### DIRECTION
All lines featuring the string "React" are to be listed.

START GIVEN DATA

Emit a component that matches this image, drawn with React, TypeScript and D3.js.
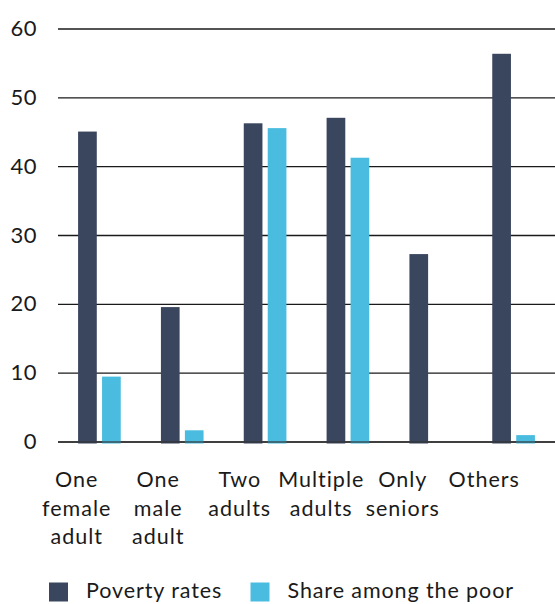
import React from 'react'
import { scaleBand, scaleLinear } from 'd3'

// Household types: poverty rate vs share among the poor, grouped bars.

const categories = ['One female adult', 'One male adult', 'Two adults', 'Multiple adults', 'Only seniors', 'Others']
const labelLines = [
  ['One', 'female', 'adult'],
  ['One', 'male', 'adult'],
  ['Two', 'adults'],
  ['Multiple', 'adults'],
  ['Only', 'seniors'],
  ['Others'],
]
const povertyRates = [45.1, 19.6, 46.3, 47.1, 27.3, 56.4]
const shareAmongPoor = [9.5, 1.7, 45.6, 41.3, 0, 1.0]
const series = ['Poverty rates', 'Share among the poor']
const yTicks = [0, 10, 20, 30, 40, 50, 60]

const DARK = '#3a465e'
const LIGHT = '#4abcdf'
const INK = '#1a1a1a'
const FONT = 'Lato, "Open Sans", sans-serif'

export default function App() {
  const width = 555
  const height = 604
  const left = 58
  const right = 555
  const top = 29
  const bottom = 442

  const x = scaleBand().domain(categories).range([left, right]).paddingInner(0.485).paddingOuter(0.2425)
  const sub = scaleBand<number>().domain([0, 1]).range([0, x.bandwidth()]).paddingInner(0.22)
  const y = scaleLinear().domain([0, 60]).range([bottom, top])
  // the axis labels sit on their own, slightly tighter, grid
  const lx = scaleBand().domain(categories).range([36, 525])

  const values = [povertyRates, shareAmongPoor]
  const colors = [DARK, LIGHT]

  return (
    <svg
      width={width}
      height={height}
      style={{ position: 'absolute', left: 0, top: 0, fontFamily: FONT }}
      viewBox={`0 0 ${width} ${height}`}
    >
      <rect width={width} height={height} fill="#fff" />
      {yTicks.map((t) => (
        <g key={t}>
          <line x1={left} x2={right} y1={y(t)} y2={y(t)} stroke={INK} strokeWidth={1.4} />
          <text x={37} y={y(t) + 7} textAnchor="end" fontSize={22} letterSpacing={0.5} fill={INK}>
            {t}
          </text>
        </g>
      ))}
      {categories.map((c, i) => (
        <g key={c}>
          {values.map((vals, s) =>
            vals[i] > 0 ? (
              <rect
                key={s}
                x={(x(c) ?? 0) + (sub(s) ?? 0)}
                y={y(vals[i])}
                width={sub.bandwidth()}
                height={y(0) - y(vals[i]) + 1.5}
                fill={colors[s]}
              />
            ) : null,
          )}
        </g>
      ))}
      <line x1={left} x2={right} y1={y(0)} y2={y(0)} stroke="#333" strokeWidth={1.4} opacity={0.8} />
      {categories.map((c, i) => (
        <text
          key={c}
          x={(lx(c) ?? 0) + lx.bandwidth() / 2}
          y={487}
          textAnchor="middle"
          fontSize={21.5}
          letterSpacing={1}
          fill={INK}
        >
          {labelLines[i].map((l, k) => (
            <tspan key={k} x={(lx(c) ?? 0) + lx.bandwidth() / 2} dy={k === 0 ? 0 : 28.5}>
              {l}
            </tspan>
          ))}
        </text>
      ))}
      {series.map((s, k) => {
        const lxPos = k === 0 ? 49 : 250.5
        return (
          <g key={s}>
            <rect x={lxPos} y={582.5} width={19} height={19} fill={colors[k]} />
            <text x={lxPos + 37} y={598} fontSize={21.5} letterSpacing={0.9} fill={INK}>
              {s}
            </text>
          </g>
        )
      })}
    </svg>
  )
}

END GIVEN DATA

### SOLUTION FOR THIS TASK
Emit a component that matches this image, drawn with React, TypeScript and D3.js.
import React from 'react'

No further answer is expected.